Exercise aim
Reproduce, character for character, the lines below from the first through the one with "Meinungsäußerungen im Alltag</div>". Leave pictures out.

Information supplied

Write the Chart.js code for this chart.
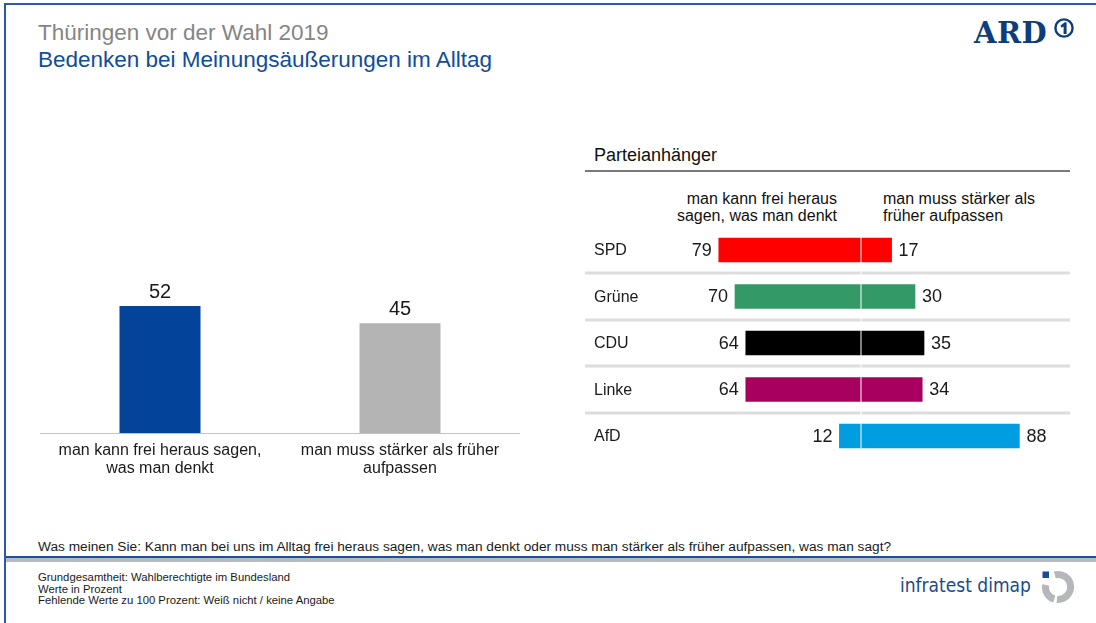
<!DOCTYPE html>
<html>
<head>
<meta charset="utf-8">
<script src="https://cdn.jsdelivr.net/npm/chart.js@4.4.1/dist/chart.umd.min.js"></script>
<style>
  html, body { margin:0; padding:0; background:#fff; }
  body { width:1096px; height:623px; position:relative; overflow:hidden; font-family:'Liberation Sans', Arial, sans-serif; }
  .abs { position:absolute; white-space:nowrap; }
</style>
</head>
<body>
<script>
// ---- data ----
const categories = ['man kann frei heraus sagen, was man denkt', 'man muss stärker als früher aufpassen'];
const categoryTickLabels = [['man kann frei heraus sagen,', 'was man denkt'], ['man muss stärker als früher', 'aufpassen']];
const totalValues = [52, 45];
const totalColors = ['#03449a', '#b4b4b4'];
const parties = ['SPD', 'Grüne', 'CDU', 'Linke', 'AfD'];
const freeValues = [79, 70, 64, 64, 12];
const carefulValues = [17, 30, 35, 34, 88];
const partyColors = ['#ff0000', '#339966', '#000000', '#a8005f', '#009ee0'];
const freeHeader = ['man kann frei heraus', 'sagen, was man denkt'];
const carefulHeader = ['man muss stärker als', 'früher aufpassen'];
</script>

<!-- frame -->
<div class="abs" style="left:4px;top:3px;width:1092px;height:620px;border-left:2px solid #2a5aa8;border-top:2px solid #2a5aa8;"></div>

<div class="abs" style="left:38px;top:20px;font-size:22.5px;line-height:26px;color:#858585;">Thüringen vor der Wahl 2019</div>
<div class="abs" style="left:38px;top:47px;font-size:22.5px;line-height:26px;color:#0f4c9c;">Bedenken bei Meinungsäußerungen im Alltag</div>

<!-- ARD logo -->
<div class="abs" style="left:974px;top:15px;font-family:'DejaVu Serif','Liberation Serif',serif;font-weight:bold;font-size:29px;line-height:36px;color:#0d3d7d;letter-spacing:0.5px;">ARD</div>
<svg class="abs" style="left:1050px;top:16px;" width="28" height="26" viewBox="0 0 28 26">
  <circle cx="14" cy="12" r="8.6" fill="none" stroke="#0d3d7d" stroke-width="2.4"/>
  <path d="M10.5 9.5 L14.8 6.2 L16.6 6.2 L16.6 18 L13.6 18 L13.6 10.4 L11.6 11.8 Z" fill="#0d3d7d"/>
</svg>

<!-- right panel texts -->
<div class="abs" style="left:594px;top:144px;font-size:18px;line-height:22px;color:#111;">Parteianhänger</div>
<div class="abs" style="left:585px;top:170px;width:485px;height:2px;background:#7a7a7a;"></div>
<div class="abs" id="hdrL" style="right:259px;top:190px;font-size:16px;line-height:17px;color:#111;text-align:right;"></div>
<div class="abs" id="hdrR" style="left:883px;top:190px;font-size:16px;line-height:17px;color:#111;text-align:left;"></div>

<canvas id="left" class="abs" style="left:40px;top:170px;" width="480" height="317"></canvas>
<canvas id="right" class="abs" style="left:585px;top:220px;" width="485" height="245"></canvas>

<!-- footer -->
<div class="abs" style="left:38px;top:539px;font-size:13.7px;line-height:16px;color:#1a1a1a;">Was meinen Sie: Kann man bei uns im Alltag frei heraus sagen, was man denkt oder muss man stärker als früher aufpassen, was man sagt?</div>
<div class="abs" style="left:6px;top:556px;width:1090px;height:2px;background:#1d4f9c;"></div>
<div class="abs" style="left:6px;top:558px;width:1090px;height:4px;background:#b5bbc2;"></div>
<div class="abs" style="left:38px;top:572px;font-size:11.3px;line-height:11.6px;color:#1a1a1a;">Grundgesamtheit: Wahlberechtigte im Bundesland<br>Werte in Prozent<br>Fehlende Werte zu 100 Prozent: Weiß nicht / keine Angabe</div>
<div class="abs" style="left:900px;top:573px;font-family:'Liberation Sans Narrow','DejaVu Sans Condensed',sans-serif;font-size:19px;line-height:24px;color:#1a4a8e;">infratest dimap</div>
<svg class="abs" style="left:1040px;top:568px;" width="40" height="40" viewBox="0 0 40 40">
  <rect x="2.5" y="3.5" width="6.5" height="6.5" fill="#1a4a9a"/>
  <path d="M14.8 6.9 A12.5 12.5 0 1 1 16.9 31.4" fill="none" stroke="#b4b8bb" stroke-width="7"/>
  <path d="M14.3 31.1 A12.5 12.5 0 0 1 5.7 16.8" fill="none" stroke="#b4b8bb" stroke-width="7"/>
</svg>

<script>
document.getElementById('hdrL').innerHTML = freeHeader.join('<br>');
document.getElementById('hdrR').innerHTML = carefulHeader.join('<br>');

Chart.defaults.font.family = "'Liberation Sans', Arial, sans-serif";
Chart.defaults.color = '#1a1a1a';

// left chart value labels
const topValuePlugin = {
  id: 'topValues',
  afterDatasetsDraw(chart) {
    const {ctx} = chart;
    const meta = chart.getDatasetMeta(0);
    ctx.save();
    ctx.font = "20px 'Liberation Sans', Arial, sans-serif";
    ctx.fillStyle = '#1a1a1a';
    ctx.textAlign = 'center';
    ctx.textBaseline = 'alphabetic';
    meta.data.forEach((bar, i) => {
      ctx.fillText(String(chart.data.datasets[0].data[i]), bar.x, bar.y - 8);
    });
    ctx.restore();
  }
};

new Chart(document.getElementById('left'), {
  type: 'bar',
  data: {
    labels: categoryTickLabels,
    datasets: [{ data: totalValues, backgroundColor: totalColors, barPercentage: 0.3375, categoryPercentage: 1 }]
  },
  options: {
    responsive: false, animation: false, devicePixelRatio: 1,
    layout: { padding: { top: 19, left: 0, right: 0, bottom: 0 } },
    plugins: { legend: { display: false }, tooltip: { enabled: false } },
    scales: {
      y: { display: false, min: 0, max: 100 },
      x: {
        grid: { display: false, drawTicks: false },
        border: { display: true, color: '#c4c4c4', width: 1 },
        ticks: { font: { size: 16, lineHeight: 1.125 }, color: '#1a1a1a', padding: 9, maxRotation: 0, autoSkip: false }
      }
    }
  },
  plugins: [topValuePlugin]
});

// right chart decorations
const partyPlugin = {
  id: 'partyDecor',
  beforeDatasetsDraw(chart) {
    const {ctx, scales: {y}} = chart;
    ctx.save();
    ctx.fillStyle = '#dddddd';
    for (let i = 1; i < parties.length; i++) {
      const yy = (y.getPixelForValue(i - 1) + y.getPixelForValue(i)) / 2;
      ctx.fillRect(0, Math.round(yy) - 1.5, chart.width, 3);
    }
    ctx.restore();
  },
  afterDatasetsDraw(chart) {
    const {ctx, chartArea, scales: {x, y}} = chart;
    const x0 = x.getPixelForValue(0);
    ctx.save();
    ctx.fillStyle = '#ffffff';
    ctx.fillRect(Math.round(x0) - 0.5, chartArea.top, 1, chartArea.bottom - chartArea.top);
    ctx.fillStyle = '#1a1a1a';
    ctx.textBaseline = 'middle';
    parties.forEach((p, i) => {
      const yy = y.getPixelForValue(i);
      ctx.font = "16px 'Liberation Sans', Arial, sans-serif";
      ctx.textAlign = 'left';
      ctx.fillText(p, 9, yy + 1);
      ctx.font = "18px 'Liberation Sans', Arial, sans-serif";
      ctx.textAlign = 'right';
      ctx.fillText(String(freeValues[i]), x.getPixelForValue(-freeValues[i]) - 7, yy + 1);
      ctx.textAlign = 'left';
      ctx.fillText(String(carefulValues[i]), x.getPixelForValue(carefulValues[i]) + 7, yy + 1);
    });
    ctx.restore();
  }
};

new Chart(document.getElementById('right'), {
  type: 'bar',
  data: {
    labels: parties,
    datasets: [
      { data: freeValues.map(v => -v), backgroundColor: partyColors, barThickness: 24 },
      { data: carefulValues, backgroundColor: partyColors, barThickness: 24 }
    ]
  },
  options: {
    indexAxis: 'y',
    responsive: false, animation: false, devicePixelRatio: 1,
    layout: { padding: { top: 6.75, bottom: 5.75, left: 96, right: 29 } },
    plugins: { legend: { display: false }, tooltip: { enabled: false } },
    scales: {
      x: { display: false, stacked: true, min: -100, max: 100 },
      y: { display: false, stacked: true }
    }
  },
  plugins: [partyPlugin]
});
</script>
</body>
</html>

The completed task
Write the Chart.js code for this chart.
<!DOCTYPE html>
<html>
<head>
<meta charset="utf-8">
<script src="https://cdn.jsdelivr.net/npm/chart.js@4.4.1/dist/chart.umd.min.js"></script>
<style>
  html, body { margin:0; padding:0; background:#fff; }
  body { width:1096px; height:623px; position:relative; overflow:hidden; font-family:'Liberation Sans', Arial, sans-serif; }
  .abs { position:absolute; white-space:nowrap; }
</style>
</head>
<body>
<script>
// ---- data ----
const categories = ['man kann frei heraus sagen, was man denkt', 'man muss stärker als früher aufpassen'];
const categoryTickLabels = [['man kann frei heraus sagen,', 'was man denkt'], ['man muss stärker als früher', 'aufpassen']];
const totalValues = [52, 45];
const totalColors = ['#03449a', '#b4b4b4'];
const parties = ['SPD', 'Grüne', 'CDU', 'Linke', 'AfD'];
const freeValues = [79, 70, 64, 64, 12];
const carefulValues = [17, 30, 35, 34, 88];
const partyColors = ['#ff0000', '#339966', '#000000', '#a8005f', '#009ee0'];
const freeHeader = ['man kann frei heraus', 'sagen, was man denkt'];
const carefulHeader = ['man muss stärker als', 'früher aufpassen'];
</script>

<!-- frame -->
<div class="abs" style="left:4px;top:3px;width:1092px;height:620px;border-left:2px solid #2a5aa8;border-top:2px solid #2a5aa8;"></div>

<div class="abs" style="left:38px;top:20px;font-size:22.5px;line-height:26px;color:#858585;">Thüringen vor der Wahl 2019</div>
<div class="abs" style="left:38px;top:47px;font-size:22.5px;line-height:26px;color:#0f4c9c;">Bedenken bei Meinungsäußerungen im Alltag</div>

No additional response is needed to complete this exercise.